António Moreira Antunes,[iii]
the Portuguese cartoonist who created it, defended
his product, saying, “It is a critique of Israeli policy, which has a
criminal conduct in Palestine, at the expense of the UN, and not the Jews.”
It is nothing new that political cartoons offend people! They are pointed and often mean-spirited. They intend to oppose and even ridicule politicians, practices, and points of view. Political cartoons commonly offend those on the side being roasted. I find only a small portion of political cartoons ubiquitously humorous. A few achieve the Larry the Cable Guy award, “That’s funny, I don’t care who you are.”
My take. I understood it as a political cartoon
that was “anti-Trump.” Donald Trump is the blind schmuck led around by Benjamin
Netanyahu. I can accept as sincere the cartoonist’s explanation that he critiques
Israeli policy. I can also accept the fact that Jews could be offended by it.
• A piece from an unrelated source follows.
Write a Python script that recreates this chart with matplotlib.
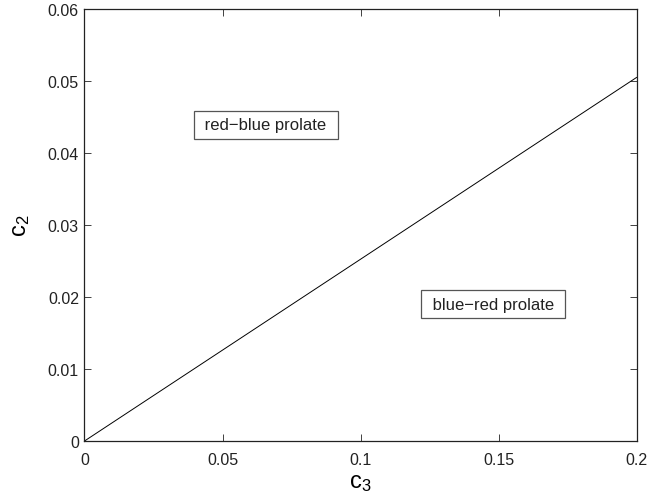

Ultimately, I see it as a political cartoon like most political cartoons I see –
a dull tiresome critique of politicians, practices, and points of view. (Some are creative and entertaining; most are not.) However,
I think the visceral reaction against it affirms the “perpetually
offended” nature of Western Society. Many people are walking around
looking for something that will offend them. If they cannot find it, they will
create something. Further, I see it as the Right copying a page from the Left’s
playbook – play the race card when it gives an advantage, whether there is
anything substantially racial or not.
Lighten up, boys. Ask the bandwagon to stop and let you off. If most Jews were not offended, as
this article suggests,[iv] perhaps
the rest of us need to just mosey along.
[i] Whether anti-Semitic or
not (which many have labeled The New York Times), they seem fairly certainly anti-Netanyahu.
[ii]
In a Times column, editorialist Bret
Stephens wrote that the cartoon was “an image that, in another age, might have
been published in the pages of Der
Stürmer.” Der Stürmer was a Nazi
newspaper.
[iii] According
to The Jerusalem Post, António’s
editorial cartoons have been published since 1974. He is stranger to neither
controversy nor success. He won first prize at the 20th International Salon of
Cartoons in Montreal in 1983 with a cartoon depicting “Israeli soldiers
tormenting Lebanese women and children.” Ten years later, he angered Catholics
and sexual abstinence advocates with a cartoon of Pope John Paul II wearing a
condom on the end of his nose.
[iv] The author writes “that
most American Jews, while ethnically
Jewish, are ethically leftist.”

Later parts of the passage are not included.